CPC leadership candidate and Ontario MP Erin O’Toole released his platform a few weeks ago. Within 24 hours he had backtracked his positioning on energy. It seems that walking the line between keeping grassroots conservatives happy and maintaining a quasi-green image is a more difficult task than O’Toole anticipated.
Memo to Erin: the greens are not your voters, despite what some policy appeasers might say.
In his original platform released on June 11, O’Toole promised to end fossil fuel subsidies as “a form of corporate welfare”. The next day he retreated from that promise and replaced it with a promise to “[simplify] the tax code to create confidence in the resource sector and support its actions toward emission reduction.”
According to O’Toole’s twitter his change was a reaction to “feedback” he received on his platform.
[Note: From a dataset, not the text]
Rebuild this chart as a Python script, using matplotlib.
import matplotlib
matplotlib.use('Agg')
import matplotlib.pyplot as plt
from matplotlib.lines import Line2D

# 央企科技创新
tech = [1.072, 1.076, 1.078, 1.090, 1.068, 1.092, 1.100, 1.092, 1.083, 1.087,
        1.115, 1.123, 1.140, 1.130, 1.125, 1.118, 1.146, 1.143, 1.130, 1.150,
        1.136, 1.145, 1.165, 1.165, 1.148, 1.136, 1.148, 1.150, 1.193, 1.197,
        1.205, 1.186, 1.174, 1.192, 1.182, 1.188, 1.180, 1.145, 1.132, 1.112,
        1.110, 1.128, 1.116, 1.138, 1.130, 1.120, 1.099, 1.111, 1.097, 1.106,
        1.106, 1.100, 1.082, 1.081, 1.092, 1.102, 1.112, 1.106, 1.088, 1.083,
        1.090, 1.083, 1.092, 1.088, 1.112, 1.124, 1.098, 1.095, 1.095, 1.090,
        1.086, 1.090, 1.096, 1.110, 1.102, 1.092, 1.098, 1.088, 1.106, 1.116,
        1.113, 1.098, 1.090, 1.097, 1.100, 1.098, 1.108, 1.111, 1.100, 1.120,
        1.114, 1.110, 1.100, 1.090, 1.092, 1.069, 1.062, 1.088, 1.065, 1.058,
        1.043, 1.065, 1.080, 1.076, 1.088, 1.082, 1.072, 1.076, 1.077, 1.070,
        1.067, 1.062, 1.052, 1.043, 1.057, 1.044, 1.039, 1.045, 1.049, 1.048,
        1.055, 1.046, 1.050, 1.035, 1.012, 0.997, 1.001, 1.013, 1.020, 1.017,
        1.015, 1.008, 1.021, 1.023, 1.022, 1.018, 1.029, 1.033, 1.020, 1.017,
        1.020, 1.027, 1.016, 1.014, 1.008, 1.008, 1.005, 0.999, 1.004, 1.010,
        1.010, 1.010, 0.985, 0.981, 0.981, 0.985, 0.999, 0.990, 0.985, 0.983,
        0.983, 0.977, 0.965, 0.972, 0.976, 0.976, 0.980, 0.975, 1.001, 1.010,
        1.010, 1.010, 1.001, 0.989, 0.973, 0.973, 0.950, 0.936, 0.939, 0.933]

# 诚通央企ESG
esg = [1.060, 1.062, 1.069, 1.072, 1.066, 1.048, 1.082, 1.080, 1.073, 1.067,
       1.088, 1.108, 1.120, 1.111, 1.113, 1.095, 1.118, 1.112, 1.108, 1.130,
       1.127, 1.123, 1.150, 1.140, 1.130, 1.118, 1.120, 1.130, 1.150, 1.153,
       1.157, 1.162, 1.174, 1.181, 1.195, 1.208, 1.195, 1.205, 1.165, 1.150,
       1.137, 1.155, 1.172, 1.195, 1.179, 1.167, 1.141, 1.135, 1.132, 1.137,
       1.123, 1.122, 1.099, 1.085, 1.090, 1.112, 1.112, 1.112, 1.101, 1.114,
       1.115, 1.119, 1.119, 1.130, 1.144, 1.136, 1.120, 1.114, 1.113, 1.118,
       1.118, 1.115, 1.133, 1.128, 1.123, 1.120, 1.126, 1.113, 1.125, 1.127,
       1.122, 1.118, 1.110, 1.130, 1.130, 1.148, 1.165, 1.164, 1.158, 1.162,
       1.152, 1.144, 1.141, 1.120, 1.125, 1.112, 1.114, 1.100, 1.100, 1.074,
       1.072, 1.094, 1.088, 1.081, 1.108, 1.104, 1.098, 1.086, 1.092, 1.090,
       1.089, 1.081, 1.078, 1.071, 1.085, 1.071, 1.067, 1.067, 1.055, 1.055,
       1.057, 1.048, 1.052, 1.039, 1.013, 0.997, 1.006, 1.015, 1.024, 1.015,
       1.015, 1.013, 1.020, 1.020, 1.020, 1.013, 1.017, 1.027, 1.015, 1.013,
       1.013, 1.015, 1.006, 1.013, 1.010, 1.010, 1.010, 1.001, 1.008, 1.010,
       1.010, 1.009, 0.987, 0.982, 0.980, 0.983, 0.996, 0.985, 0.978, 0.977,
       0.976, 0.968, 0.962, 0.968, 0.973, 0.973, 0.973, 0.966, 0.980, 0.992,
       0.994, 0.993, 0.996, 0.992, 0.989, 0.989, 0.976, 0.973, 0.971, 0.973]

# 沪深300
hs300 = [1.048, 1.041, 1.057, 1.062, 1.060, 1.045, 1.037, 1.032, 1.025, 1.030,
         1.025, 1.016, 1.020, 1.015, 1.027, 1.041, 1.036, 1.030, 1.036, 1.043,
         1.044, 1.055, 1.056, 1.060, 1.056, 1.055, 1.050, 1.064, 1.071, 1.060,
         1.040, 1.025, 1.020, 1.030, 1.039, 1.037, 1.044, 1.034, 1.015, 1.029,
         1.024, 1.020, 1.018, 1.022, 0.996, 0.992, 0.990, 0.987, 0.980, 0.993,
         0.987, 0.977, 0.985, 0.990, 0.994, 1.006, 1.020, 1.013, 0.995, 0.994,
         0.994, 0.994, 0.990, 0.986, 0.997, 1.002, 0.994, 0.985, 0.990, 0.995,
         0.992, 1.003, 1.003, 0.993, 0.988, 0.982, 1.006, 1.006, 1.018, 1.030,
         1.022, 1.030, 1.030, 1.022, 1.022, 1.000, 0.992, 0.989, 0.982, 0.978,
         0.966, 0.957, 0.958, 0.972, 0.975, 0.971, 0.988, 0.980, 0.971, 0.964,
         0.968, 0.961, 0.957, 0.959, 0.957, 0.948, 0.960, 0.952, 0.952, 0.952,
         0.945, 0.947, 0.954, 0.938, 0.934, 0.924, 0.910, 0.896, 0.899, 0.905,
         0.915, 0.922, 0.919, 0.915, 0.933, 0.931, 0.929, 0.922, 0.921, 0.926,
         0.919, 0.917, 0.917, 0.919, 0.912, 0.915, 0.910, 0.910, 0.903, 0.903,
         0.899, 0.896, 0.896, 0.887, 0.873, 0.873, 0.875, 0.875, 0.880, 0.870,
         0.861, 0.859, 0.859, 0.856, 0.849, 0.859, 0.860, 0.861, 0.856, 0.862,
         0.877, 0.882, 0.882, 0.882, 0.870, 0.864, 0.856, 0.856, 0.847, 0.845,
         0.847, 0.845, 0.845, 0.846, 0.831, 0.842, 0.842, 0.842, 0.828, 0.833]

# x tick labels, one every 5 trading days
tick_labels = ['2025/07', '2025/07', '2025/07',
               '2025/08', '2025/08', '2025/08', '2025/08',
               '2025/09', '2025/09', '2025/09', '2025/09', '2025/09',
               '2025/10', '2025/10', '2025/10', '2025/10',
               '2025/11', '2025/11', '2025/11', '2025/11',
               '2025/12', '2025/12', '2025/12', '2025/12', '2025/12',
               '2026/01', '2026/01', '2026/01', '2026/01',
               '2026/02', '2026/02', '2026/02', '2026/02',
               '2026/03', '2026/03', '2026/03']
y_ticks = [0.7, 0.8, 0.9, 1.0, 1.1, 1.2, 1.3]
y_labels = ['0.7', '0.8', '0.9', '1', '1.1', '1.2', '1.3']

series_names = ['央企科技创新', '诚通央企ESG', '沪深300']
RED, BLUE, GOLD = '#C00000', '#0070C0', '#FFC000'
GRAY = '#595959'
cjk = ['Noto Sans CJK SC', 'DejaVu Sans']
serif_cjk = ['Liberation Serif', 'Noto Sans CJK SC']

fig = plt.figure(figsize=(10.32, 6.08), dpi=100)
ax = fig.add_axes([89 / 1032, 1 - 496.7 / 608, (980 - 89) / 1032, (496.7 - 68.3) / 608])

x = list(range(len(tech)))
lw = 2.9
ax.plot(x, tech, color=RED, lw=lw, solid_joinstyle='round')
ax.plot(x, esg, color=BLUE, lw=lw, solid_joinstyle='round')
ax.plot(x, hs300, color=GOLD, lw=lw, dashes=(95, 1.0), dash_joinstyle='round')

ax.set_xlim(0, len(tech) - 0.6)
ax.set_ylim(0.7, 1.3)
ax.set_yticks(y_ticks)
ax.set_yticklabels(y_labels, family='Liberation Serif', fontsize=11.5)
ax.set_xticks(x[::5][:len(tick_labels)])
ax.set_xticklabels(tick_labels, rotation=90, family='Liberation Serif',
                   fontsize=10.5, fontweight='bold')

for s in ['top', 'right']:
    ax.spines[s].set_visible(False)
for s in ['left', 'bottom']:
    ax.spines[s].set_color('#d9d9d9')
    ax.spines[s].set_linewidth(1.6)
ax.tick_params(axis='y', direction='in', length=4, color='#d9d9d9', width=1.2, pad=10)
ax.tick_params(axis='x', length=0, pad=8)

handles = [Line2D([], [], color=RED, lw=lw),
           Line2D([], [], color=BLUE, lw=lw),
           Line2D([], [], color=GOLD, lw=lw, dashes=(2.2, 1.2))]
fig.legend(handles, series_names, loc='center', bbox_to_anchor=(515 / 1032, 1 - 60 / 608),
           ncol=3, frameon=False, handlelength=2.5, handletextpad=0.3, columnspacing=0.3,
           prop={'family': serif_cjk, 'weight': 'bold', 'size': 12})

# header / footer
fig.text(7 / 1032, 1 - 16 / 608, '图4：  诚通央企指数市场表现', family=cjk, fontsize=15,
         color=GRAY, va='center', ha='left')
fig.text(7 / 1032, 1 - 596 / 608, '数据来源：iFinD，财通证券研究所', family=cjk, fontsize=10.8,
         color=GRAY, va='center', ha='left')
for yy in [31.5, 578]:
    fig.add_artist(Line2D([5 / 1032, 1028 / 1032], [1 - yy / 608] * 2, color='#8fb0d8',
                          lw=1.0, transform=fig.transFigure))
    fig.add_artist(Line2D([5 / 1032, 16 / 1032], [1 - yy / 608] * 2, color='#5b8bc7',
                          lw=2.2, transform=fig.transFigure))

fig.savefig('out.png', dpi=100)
Feedback? I bet. I suspect the “feedback” from his fellow Tories was rather strong!
Green Tories (and here you can think of: MP Michael Chong; former MP, former Ontario Conservative Party leader and current Brampton Mayor Patrick Brown; and/or Senior Alberta government advisor to Premier Kenney, former Liberal and Conservative leader’s staffer, and former Executive Director of Canadians for Clean Prosperity Mark Cameron) have been pushing these kinds of ideas for a long time with anyone who would listen. These are the people who hope against hope that they can broaden their base by being green. Is Erin believing them? His policies suggest he is.
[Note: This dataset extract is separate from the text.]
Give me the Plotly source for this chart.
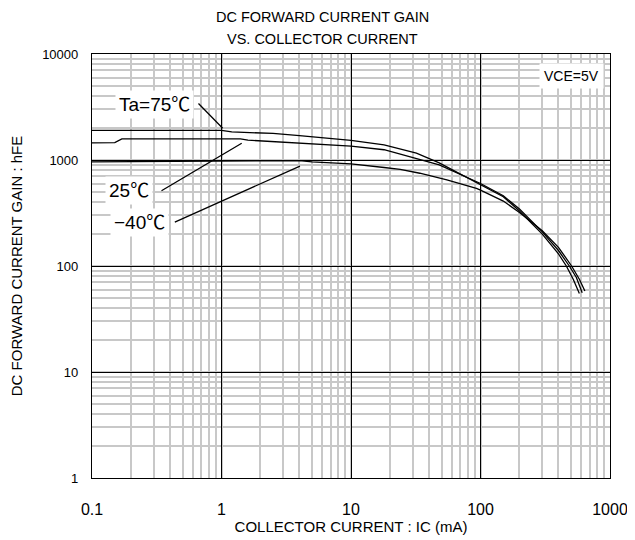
import plotly.graph_objects as go

# ---- data ----
ic_75 = [0.1, 1.0, 1.2, 2.5, 4, 8, 10, 18, 24, 32, 48, 100, 150, 200, 300, 400, 460, 520, 580]
hfe_75 = [1900, 1900, 1840, 1780, 1700, 1580, 1530, 1390, 1260, 1160, 940, 590, 450, 330, 200, 130, 100, 75, 55]

ic_25 = [0.1, 0.15, 0.17, 1.4, 1.6, 4, 10, 18, 24, 32, 48, 100, 150, 200, 300, 400, 485, 550, 610]
hfe_25 = [1450, 1460, 1580, 1580, 1540, 1450, 1350, 1250, 1140, 1040, 900, 600, 460, 345, 210, 140, 100, 78, 56]

ic_m40 = [0.1, 0.2, 4, 5, 10, 18, 24, 34, 55, 93, 100, 150, 200, 300, 400, 505, 580, 640]
hfe_m40 = [960, 965, 985, 960, 920, 850, 815, 750, 650, 540, 520, 410, 320, 215, 150, 100, 75, 58]

x_ticks = [0.1, 1, 10, 100, 1000]
x_tick_text = ["0.1", "1", "10", "100", "1000"]
y_ticks = [1, 10, 100, 1000, 10000]
y_tick_text = ["1", "10", "100", "1000", "10000"]

labels = ["Ta=75℃", "25℃", "−40℃"]
# label text centres and leader lines (log10 axis units)
label_pos = [(-0.521, 3.524), (-0.714, 2.717), (-0.637, 2.415)]
leader_tail = [(-0.189, 3.547), (-0.475, 2.701), (-0.372, 2.408)]
leader_tip = [(0.009, 3.299), (0.156, 3.158), (0.606, 2.943)]

FONT = "Liberation Sans, Arial, Noto Sans CJK JP, sans-serif"

fig = go.Figure()
for xs, ys in [(ic_75, hfe_75), (ic_25, hfe_25), (ic_m40, hfe_m40)]:
    fig.add_trace(go.Scatter(x=xs, y=ys, mode="lines",
                             line=dict(color="black", width=1.3),
                             showlegend=False, hoverinfo="skip"))

axis_common = dict(
    type="log", showline=True, linecolor="black", linewidth=1.2, mirror=True,
    showgrid=True, gridcolor="black", gridwidth=1, ticks="",
    zeroline=False, automargin=False,
    minor=dict(dtick="D1", showgrid=True, gridcolor="#c8c8c8", gridwidth=1.5, ticks=""),
)

fig.update_xaxes(**axis_common, range=[-1, 3], tickvals=x_ticks, ticktext=x_tick_text,
                 ticklabelstandoff=17,
                 tickfont=dict(family=FONT, size=16, color="black"),
                 title=dict(text="COLLECTOR CURRENT : IC (mA)", standoff=4,
                            font=dict(family=FONT, size=15, color="black")))
fig.update_yaxes(**axis_common, range=[0, 4], tickvals=y_ticks, ticktext=y_tick_text,
                 ticklabelstandoff=10,
                 tickfont=dict(family=FONT, size=13, color="black"),
                 title=dict(text="DC FORWARD CURRENT GAIN : hFE", standoff=18,
                            font=dict(family=FONT, size=15, color="black")))

for txt, (lx, ly), (tx0, ty0), (tx1, ty1) in zip(labels, label_pos, leader_tail, leader_tip):
    fig.add_annotation(x=tx1, y=ty1, xref="x", yref="y", ax=tx0, ay=ty0,
                       axref="x", ayref="y", text="", showarrow=True, arrowhead=0,
                       arrowwidth=1.3, arrowcolor="black", standoff=0, startstandoff=0)
    fig.add_annotation(x=lx, y=ly, xref="x", yref="y", text=txt, showarrow=False,
                       xanchor="center", yanchor="middle", bgcolor="white", borderpad=3,
                       font=dict(family=FONT, size=19, color="black"))

fig.add_annotation(x=(571 - 92) / 518, y=(478 - 76) / 424, xref="paper", yref="paper",
                   text="VCE=5V", showarrow=False, bgcolor="white", borderpad=4,
                   xanchor="center", yanchor="middle",
                   font=dict(family=FONT, size=14, color="black"))

fig.add_annotation(x=(322 - 92) / 518, y=(478 - 17) / 424, xref="paper", yref="paper",
                   text="DC FORWARD CURRENT GAIN", showarrow=False,
                   xanchor="center", yanchor="middle",
                   font=dict(family=FONT, size=14.5, color="black"))
fig.add_annotation(x=(322 - 92) / 518, y=(478 - 39) / 424, xref="paper", yref="paper",
                   text="VS. COLLECTOR CURRENT", showarrow=False,
                   xanchor="center", yanchor="middle",
                   font=dict(family=FONT, size=14.5, color="black"))

# page body adds an 8px margin; size the figure so the plot lands where the reference has it
fig.update_layout(width=627, height=532, margin=dict(l=84, r=25, t=46, b=62),
                  paper_bgcolor="white", plot_bgcolor="white",
                  font=dict(family=FONT, color="black"))

fig.write_html("out.html")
The “fossil fuel subsidies” that O’Toole originally wanted to end are, for the most part, made up of tax deductions for the oil and gas industries. Deductions for any sector – and by the way all kinds of sectors get them – are about lowering high tax rates in order to keep investment in the country. That investment would go elsewhere but for the deductions.
Deductions are not subsidies: deductions mean lower taxes. Lower taxes allow businesses to grow, and then pay taxes from their profits. In other words, deductions help grow government tax revenues. In the case of the oil and gas industry, that has meant as much as $14 billion a year in tax revenue (depending on the market price of the commodity). Subsidies, on the other hand, are handouts of those tax revenues.
So rap Erin’s knuckles on that one.
But don’t stop there, because there is more.
Erin also promised to get to “net zero emissions” in the oil and gas industry. There is no timeline to meet this target. And it may be premature to assume he will adopt the current government’s 2050 goal. But it should be remembered that he is one of the many Conservative MPs who – after the U.S. withdrawal from the Paris Accord in 2017 – approved a Liberal motion that committed Canada to the implementation of that agreement. It too had an unattainable target - reducing emissions by 30% below 2005 levels by 2030.
O’Toole’s platform says he will meet Canada’s net zero target, “through the use of technologies like electrification generated from sources such as nuclear and wind and carbon capture”. That sounds a lot like Ontario’s Green Energy Act, Germany’s green surcharge, and the UK’s BSUoS. All of these expensive policies ended up driving out investment, shuttering manufacturing, and, once again, dramatically raising energy costs for customers.
Canada’s carbon tax - that O’Toole has promised to repeal - is a policy created to meet a target, and it is getting more expensive every year. In his platform, Erin has vague language suggesting another mechanism for “taxing industry” which sounds a lot like a carbon tax of his own.
Unattainable targets, expensive policies to pay for them, and taxpayers footing the bill. The pattern keeps repeating itself, and Erin doesn’t seem capable of breaking from it.
Rather than championing Canada's hydrocarbon industry and creating economic growth with our country’s wealth of natural resources, O’Toole’s policies seem most focused on maintaining the what-seems-to-be-required, green-is-god image of so many politicians. In the French leadership debate last week, Candidate Peter MacKay was quick to critique O’Toole for these policies, going so far as to call him “Erin Trudeau.”
The great green leviathan is alive and well, and green energy is the absolute sovereign. But this thinking does not make sense. It betrays a lack of knowledge about one of our country’s most important industries, about basic economics, and about what hurts Canadians in their homes and businesses.
Our natural resources are an asset to this country, not a liability. They keep energy affordable, and give us one of the highest standards of living. O’Toole and other political candidates seem determined to remain blind to that fact.